Write out the material exactly. Do not include the pictures.

* Material *
****************************************

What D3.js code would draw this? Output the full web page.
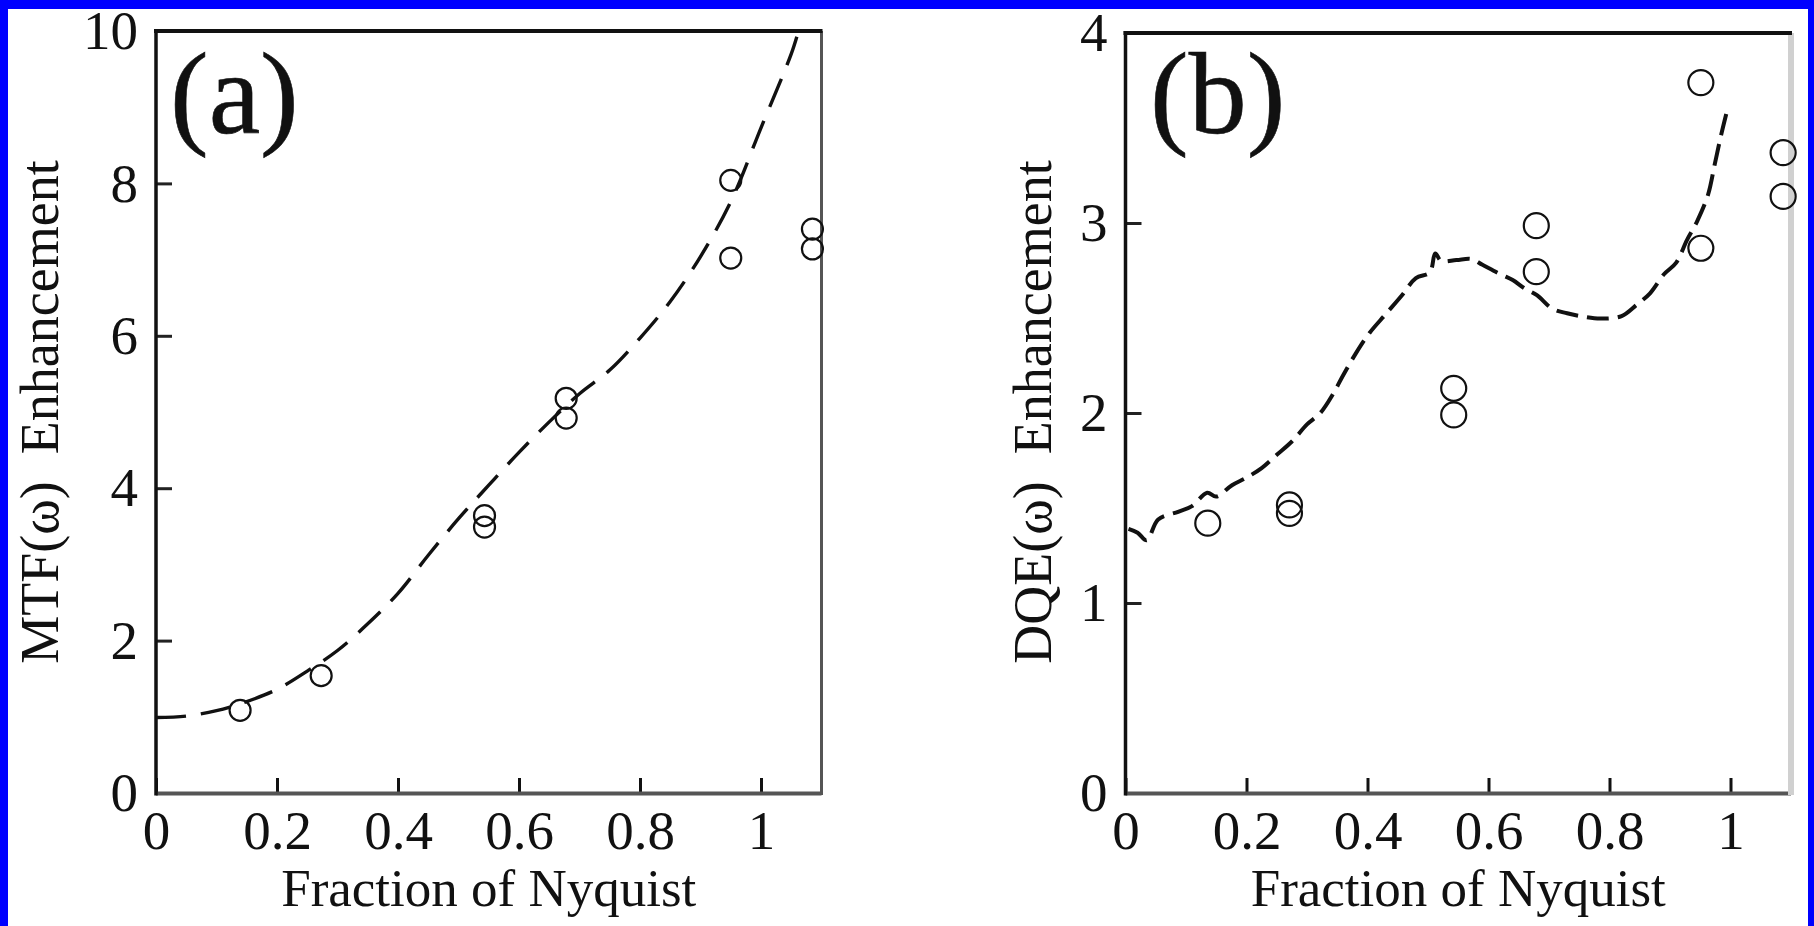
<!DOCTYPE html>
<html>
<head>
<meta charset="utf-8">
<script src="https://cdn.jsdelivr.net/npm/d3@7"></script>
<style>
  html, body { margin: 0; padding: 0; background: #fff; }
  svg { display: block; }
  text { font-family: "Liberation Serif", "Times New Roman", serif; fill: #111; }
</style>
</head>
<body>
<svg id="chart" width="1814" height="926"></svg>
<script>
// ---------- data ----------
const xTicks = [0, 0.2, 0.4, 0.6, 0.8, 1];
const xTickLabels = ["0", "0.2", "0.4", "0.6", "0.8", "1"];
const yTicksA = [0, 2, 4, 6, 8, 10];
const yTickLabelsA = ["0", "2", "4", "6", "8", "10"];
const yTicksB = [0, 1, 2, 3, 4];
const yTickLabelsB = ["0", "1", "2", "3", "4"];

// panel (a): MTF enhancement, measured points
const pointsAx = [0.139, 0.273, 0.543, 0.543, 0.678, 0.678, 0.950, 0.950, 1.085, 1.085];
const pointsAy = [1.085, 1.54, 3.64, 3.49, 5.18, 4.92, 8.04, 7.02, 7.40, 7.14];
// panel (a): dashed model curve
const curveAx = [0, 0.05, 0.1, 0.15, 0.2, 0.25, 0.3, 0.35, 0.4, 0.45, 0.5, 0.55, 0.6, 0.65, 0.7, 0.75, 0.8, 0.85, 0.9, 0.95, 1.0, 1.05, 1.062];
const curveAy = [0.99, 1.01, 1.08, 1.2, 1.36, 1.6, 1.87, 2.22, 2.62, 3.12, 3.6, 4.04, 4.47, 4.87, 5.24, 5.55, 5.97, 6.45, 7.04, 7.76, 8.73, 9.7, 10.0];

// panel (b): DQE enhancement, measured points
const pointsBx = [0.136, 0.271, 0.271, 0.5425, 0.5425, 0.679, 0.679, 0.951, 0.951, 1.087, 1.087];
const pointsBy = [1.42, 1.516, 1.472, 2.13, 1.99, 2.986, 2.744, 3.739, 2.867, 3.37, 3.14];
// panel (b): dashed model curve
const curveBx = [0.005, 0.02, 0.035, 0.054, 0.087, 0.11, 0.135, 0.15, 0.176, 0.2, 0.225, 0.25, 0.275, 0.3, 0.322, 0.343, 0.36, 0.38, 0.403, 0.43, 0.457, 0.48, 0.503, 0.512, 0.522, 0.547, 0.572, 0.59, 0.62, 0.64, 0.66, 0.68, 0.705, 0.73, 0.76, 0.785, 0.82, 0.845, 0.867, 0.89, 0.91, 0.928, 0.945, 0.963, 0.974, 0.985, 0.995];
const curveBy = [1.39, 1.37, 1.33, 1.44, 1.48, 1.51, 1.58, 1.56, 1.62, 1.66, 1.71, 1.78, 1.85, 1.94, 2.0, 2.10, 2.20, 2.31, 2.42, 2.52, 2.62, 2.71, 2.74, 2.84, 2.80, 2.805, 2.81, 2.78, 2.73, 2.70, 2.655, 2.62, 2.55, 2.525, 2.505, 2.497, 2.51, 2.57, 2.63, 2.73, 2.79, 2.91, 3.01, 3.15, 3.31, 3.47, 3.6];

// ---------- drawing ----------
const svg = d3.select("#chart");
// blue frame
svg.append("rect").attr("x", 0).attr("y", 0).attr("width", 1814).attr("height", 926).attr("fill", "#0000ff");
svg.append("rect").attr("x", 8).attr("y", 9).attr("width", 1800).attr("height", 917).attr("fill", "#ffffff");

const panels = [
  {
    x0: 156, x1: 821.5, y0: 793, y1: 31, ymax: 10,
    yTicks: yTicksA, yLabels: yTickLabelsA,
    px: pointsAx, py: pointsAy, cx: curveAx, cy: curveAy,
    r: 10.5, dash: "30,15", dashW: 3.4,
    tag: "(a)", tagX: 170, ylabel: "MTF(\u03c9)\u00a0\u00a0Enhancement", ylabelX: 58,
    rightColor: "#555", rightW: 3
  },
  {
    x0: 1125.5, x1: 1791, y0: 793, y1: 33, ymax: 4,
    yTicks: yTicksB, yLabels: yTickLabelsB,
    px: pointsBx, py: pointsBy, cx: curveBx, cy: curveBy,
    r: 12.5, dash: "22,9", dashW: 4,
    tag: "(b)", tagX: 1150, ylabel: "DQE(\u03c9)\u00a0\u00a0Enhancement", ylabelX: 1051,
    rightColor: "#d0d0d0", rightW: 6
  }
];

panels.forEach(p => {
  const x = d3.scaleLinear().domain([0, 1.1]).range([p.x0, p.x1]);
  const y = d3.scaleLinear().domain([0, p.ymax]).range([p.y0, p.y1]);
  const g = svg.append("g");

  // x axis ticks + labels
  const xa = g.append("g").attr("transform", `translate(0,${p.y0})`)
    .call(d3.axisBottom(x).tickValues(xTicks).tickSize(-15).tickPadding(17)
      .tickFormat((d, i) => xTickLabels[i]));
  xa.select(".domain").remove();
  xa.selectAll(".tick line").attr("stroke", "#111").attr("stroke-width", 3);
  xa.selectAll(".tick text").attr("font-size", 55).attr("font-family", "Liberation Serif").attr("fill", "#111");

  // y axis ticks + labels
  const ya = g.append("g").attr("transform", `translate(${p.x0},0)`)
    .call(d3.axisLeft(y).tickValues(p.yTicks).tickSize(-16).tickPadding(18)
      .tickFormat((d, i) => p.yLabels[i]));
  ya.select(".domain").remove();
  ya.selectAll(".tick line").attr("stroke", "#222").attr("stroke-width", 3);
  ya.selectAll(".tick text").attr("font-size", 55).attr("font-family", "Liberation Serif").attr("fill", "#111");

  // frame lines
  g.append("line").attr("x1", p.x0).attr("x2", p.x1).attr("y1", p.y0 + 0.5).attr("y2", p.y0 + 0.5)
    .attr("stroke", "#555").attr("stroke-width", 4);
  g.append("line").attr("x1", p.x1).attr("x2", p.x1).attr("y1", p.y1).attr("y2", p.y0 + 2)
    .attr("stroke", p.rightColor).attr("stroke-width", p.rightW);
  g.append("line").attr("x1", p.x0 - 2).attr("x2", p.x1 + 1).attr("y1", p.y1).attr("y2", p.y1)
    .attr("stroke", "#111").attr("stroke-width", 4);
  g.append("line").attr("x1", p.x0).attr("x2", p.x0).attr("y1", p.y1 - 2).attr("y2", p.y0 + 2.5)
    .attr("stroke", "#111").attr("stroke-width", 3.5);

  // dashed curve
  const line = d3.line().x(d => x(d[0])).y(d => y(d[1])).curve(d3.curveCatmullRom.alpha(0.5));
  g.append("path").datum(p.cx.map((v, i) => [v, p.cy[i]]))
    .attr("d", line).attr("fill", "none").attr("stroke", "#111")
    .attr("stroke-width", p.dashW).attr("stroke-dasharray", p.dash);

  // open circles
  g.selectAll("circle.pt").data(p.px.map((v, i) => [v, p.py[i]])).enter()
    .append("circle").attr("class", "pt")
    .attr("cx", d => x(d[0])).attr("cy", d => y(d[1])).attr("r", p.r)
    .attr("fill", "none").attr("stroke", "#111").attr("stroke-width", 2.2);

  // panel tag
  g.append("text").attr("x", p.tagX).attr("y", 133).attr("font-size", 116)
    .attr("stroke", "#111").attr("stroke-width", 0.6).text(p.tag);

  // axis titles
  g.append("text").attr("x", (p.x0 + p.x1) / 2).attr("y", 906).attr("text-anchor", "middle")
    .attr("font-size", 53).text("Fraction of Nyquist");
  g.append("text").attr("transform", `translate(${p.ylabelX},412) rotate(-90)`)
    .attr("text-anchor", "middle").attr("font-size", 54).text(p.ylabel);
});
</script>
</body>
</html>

****************************************

* Full answer *
What D3.js code would draw this? Output the full web page.
<!DOCTYPE html>
<html>
<head>
<meta charset="utf-8">
<script src="https://cdn.jsdelivr.net/npm/d3@7"></script>
<style>
  html, body { margin: 0; padding: 0; background: #fff; }
  svg { display: block; }
  text { font-family: "Liberation Serif", "Times New Roman", serif; fill: #111; }
</style>
</head>
<body>
<svg id="chart" width="1814" height="926"></svg>
<script>
// ---------- data ----------
const xTicks = [0, 0.2, 0.4, 0.6, 0.8, 1];
const xTickLabels = ["0", "0.2", "0.4", "0.6", "0.8", "1"];
const yTicksA = [0, 2, 4, 6, 8, 10];
const yTickLabelsA = ["0", "2", "4", "6", "8", "10"];
const yTicksB = [0, 1, 2, 3, 4];
const yTickLabelsB = ["0", "1", "2", "3", "4"];

// panel (a): MTF enhancement, measured points
const pointsAx = [0.139, 0.273, 0.543, 0.543, 0.678, 0.678, 0.950, 0.950, 1.085, 1.085];
const pointsAy = [1.085, 1.54, 3.64, 3.49, 5.18, 4.92, 8.04, 7.02, 7.40, 7.14];
// panel (a): dashed model curve
const curveAx = [0, 0.05, 0.1, 0.15, 0.2, 0.25, 0.3, 0.35, 0.4, 0.45, 0.5, 0.55, 0.6, 0.65, 0.7, 0.75, 0.8, 0.85, 0.9, 0.95, 1.0, 1.05, 1.062];
const curveAy = [0.99, 1.01, 1.08, 1.2, 1.36, 1.6, 1.87, 2.22, 2.62, 3.12, 3.6, 4.04, 4.47, 4.87, 5.24, 5.55, 5.97, 6.45, 7.04, 7.76, 8.73, 9.7, 10.0];

// panel (b): DQE enhancement, measured points
const pointsBx = [0.136, 0.271, 0.271, 0.5425, 0.5425, 0.679, 0.679, 0.951, 0.951, 1.087, 1.087];
const pointsBy = [1.42, 1.516, 1.472, 2.13, 1.99, 2.986, 2.744, 3.739, 2.867, 3.37, 3.14];
// panel (b): dashed model curve
const curveBx = [0.005, 0.02, 0.035, 0.054, 0.087, 0.11, 0.135, 0.15, 0.176, 0.2, 0.225, 0.25, 0.275, 0.3, 0.322, 0.343, 0.36, 0.38, 0.403, 0.43, 0.457, 0.48, 0.503, 0.512, 0.522, 0.547, 0.572, 0.59, 0.62, 0.64, 0.66, 0.68, 0.705, 0.73, 0.76, 0.785, 0.82, 0.845, 0.867, 0.89, 0.91, 0.928, 0.945, 0.963, 0.974, 0.985, 0.995];
const curveBy = [1.39, 1.37, 1.33, 1.44, 1.48, 1.51, 1.58, 1.56, 1.62, 1.66, 1.71, 1.78, 1.85, 1.94, 2.0, 2.10, 2.20, 2.31, 2.42, 2.52, 2.62, 2.71, 2.74, 2.84, 2.80, 2.805, 2.81, 2.78, 2.73, 2.70, 2.655, 2.62, 2.55, 2.525, 2.505, 2.497, 2.51, 2.57, 2.63, 2.73, 2.79, 2.91, 3.01, 3.15, 3.31, 3.47, 3.6];

// ---------- drawing ----------
const svg = d3.select("#chart");
// blue frame
svg.append("rect").attr("x", 0).attr("y", 0).attr("width", 1814).attr("height", 926).attr("fill", "#0000ff");
svg.append("rect").attr("x", 8).attr("y", 9).attr("width", 1800).attr("height", 917).attr("fill", "#ffffff");

const panels = [
  {
    x0: 156, x1: 821.5, y0: 793, y1: 31, ymax: 10,
    yTicks: yTicksA, yLabels: yTickLabelsA,
    px: pointsAx, py: pointsAy, cx: curveAx, cy: curveAy,
    r: 10.5, dash: "30,15", dashW: 3.4,
    tag: "(a)", tagX: 170, ylabel: "MTF(\u03c9)\u00a0\u00a0Enhancement", ylabelX: 58,
    rightColor: "#555", rightW: 3
  },
  {
    x0: 1125.5, x1: 1791, y0: 793, y1: 33, ymax: 4,
    yTicks: yTicksB, yLabels: yTickLabelsB,
    px: pointsBx, py: pointsBy, cx: curveBx, cy: curveBy,
    r: 12.5, dash: "22,9", dashW: 4,
    tag: "(b)", tagX: 1150, ylabel: "DQE(\u03c9)\u00a0\u00a0Enhancement", ylabelX: 1051,
    rightColor: "#d0d0d0", rightW: 6
  }
];

panels.forEach(p => {
  const x = d3.scaleLinear().domain([0, 1.1]).range([p.x0, p.x1]);
  const y = d3.scaleLinear().domain([0, p.ymax]).range([p.y0, p.y1]);
  const g = svg.append("g");

  // x axis ticks + labels
  const xa = g.append("g").attr("transform", `translate(0,${p.y0})`)
    .call(d3.axisBottom(x).tickValues(xTicks).tickSize(-15).tickPadding(17)
      .tickFormat((d, i) => xTickLabels[i]));
  xa.select(".domain").remove();
  xa.selectAll(".tick line").attr("stroke", "#111").attr("stroke-width", 3);
  xa.selectAll(".tick text").attr("font-size", 55).attr("font-family", "Liberation Serif").attr("fill", "#111");

  // y axis ticks + labels
  const ya = g.append("g").attr("transform", `translate(${p.x0},0)`)
    .call(d3.axisLeft(y).tickValues(p.yTicks).tickSize(-16).tickPadding(18)
      .tickFormat((d, i) => p.yLabels[i]));
  ya.select(".domain").remove();
  ya.selectAll(".tick line").attr("stroke", "#222").attr("stroke-width", 3);
  ya.selectAll(".tick text").attr("font-size", 55).attr("font-family", "Liberation Serif").attr("fill", "#111");

  // frame lines
  g.append("line").attr("x1", p.x0).attr("x2", p.x1).attr("y1", p.y0 + 0.5).attr("y2", p.y0 + 0.5)
    .attr("stroke", "#555").attr("stroke-width", 4);
  g.append("line").attr("x1", p.x1).attr("x2", p.x1).attr("y1", p.y1).attr("y2", p.y0 + 2)
    .attr("stroke", p.rightColor).attr("stroke-width", p.rightW);
  g.append("line").attr("x1", p.x0 - 2).attr("x2", p.x1 + 1).attr("y1", p.y1).attr("y2", p.y1)
    .attr("stroke", "#111").attr("stroke-width", 4);
  g.append("line").attr("x1", p.x0).attr("x2", p.x0).attr("y1", p.y1 - 2).attr("y2", p.y0 + 2.5)
    .attr("stroke", "#111").attr("stroke-width", 3.5);

  // dashed curve
  const line = d3.line().x(d => x(d[0])).y(d => y(d[1])).curve(d3.curveCatmullRom.alpha(0.5));
  g.append("path").datum(p.cx.map((v, i) => [v, p.cy[i]]))
    .attr("d", line).attr("fill", "none").attr("stroke", "#111")
    .attr("stroke-width", p.dashW).attr("stroke-dasharray", p.dash);

  // open circles
  g.selectAll("circle.pt").data(p.px.map((v, i) => [v, p.py[i]])).enter()
    .append("circle").attr("class", "pt")
    .attr("cx", d => x(d[0])).attr("cy", d => y(d[1])).attr("r", p.r)
    .attr("fill", "none").attr("stroke", "#111").attr("stroke-width", 2.2);

  // panel tag
  g.append("text").attr("x", p.tagX).attr("y", 133).attr("font-size", 116)
    .attr("stroke", "#111").attr("stroke-width", 0.6).text(p.tag);

  // axis titles
  g.append("text").attr("x", (p.x0 + p.x1) / 2).attr("y", 906).attr("text-anchor", "middle")
    .attr("font-size", 53).text("Fraction of Nyquist");
  g.append("text").attr("transform", `translate(${p.ylabelX},412) rotate(-90)`)
    .attr("text-anchor", "middle").attr("font-size", 54).text(p.ylabel);
});
</script>
</body>
</html>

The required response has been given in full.